A new Mishna offers definitive words regarding the vows of a betrothed woman. It states that a betrothed woman who is divorced the same day and then immediately betrothed again - even if this happens with one hundred men - her father and her last husband nullify her vows. The principle is that a father and a husband nullify the vows of a young woman who has not entered into her own jurisdiction either through full marriage or through reaching the age of majority for at least one moment.
It might seem that this is clear enough. However, the rabbis use most of amud (a) to discuss what should happen if within one day one of the men in question should die, or say noting, or change his mind.
Amud (b) helps us understand where Beit Hillel and Beit Shammai disagree. Beit Shammai believe that if the betrothed were to die, authority reverts back to the young woman's father.

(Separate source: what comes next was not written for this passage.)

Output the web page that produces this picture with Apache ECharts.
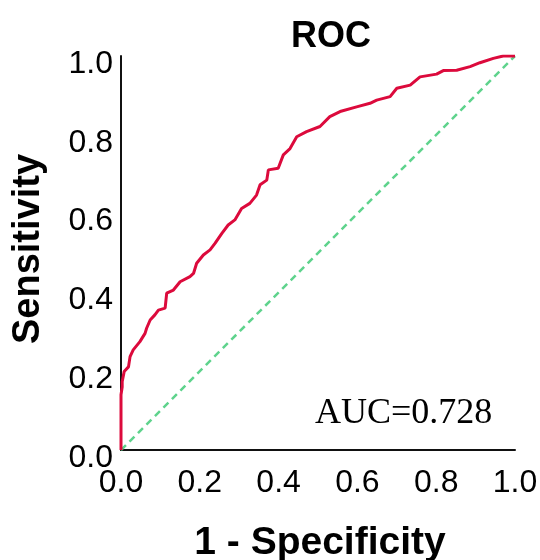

As well, they hold that once her vow is nullified by either of these men, they sever their portion of the vow. This leaves the vow available to be nullified by the father in the case of the betrothed's death.
Beit Hillel hold that the father and the final husband (of the day) both nullify her vows together. Neither sever her vow through their nullification, rather, they weaken the bond. Thus the final betrothed can also nullify the young woman's vows together with her husband. Beit Hillel's position allows for greater flexibility in the case of multiple betrothals and deaths on the same day as the young woman states her vow.
The Sages ask an interesting question. If a man divorces his wife after she takes a vow, is his silence counted as ratification of her vow, as in usual circumstances? Or is it simply thought of as silence, and her vow is subject to nullification the following day? Discussing this, the rabbis consider whether or not the couple was divorced or even remarried that same day. However, they agree at the end of the daf that divorce is the same as ratification.
Our notes remind us that a husband has no authority over his wife's vows if those vows were made before they were married. Further, if he heard her vow and then decided to divorce her because of the vow, he has ratified that vow by saying nothing (ie. by divorcing her rather than nullifying her vow on the same day that he hears it).
Why is it important for men to have authority over women's vows? It is simply a reflection of patriarchy? Or am I missing some form of benevolence intended in these halachot?
I began Daf Yomi (Koren translation) in August of 2012 with the help of an online group that is now defunct. This blog is intended to help me structure and focus my thoughts as I grapple with the text. I am happy to connect with others who are interested in the social and halachic implications of our oral tradition. Respectful input is welcome.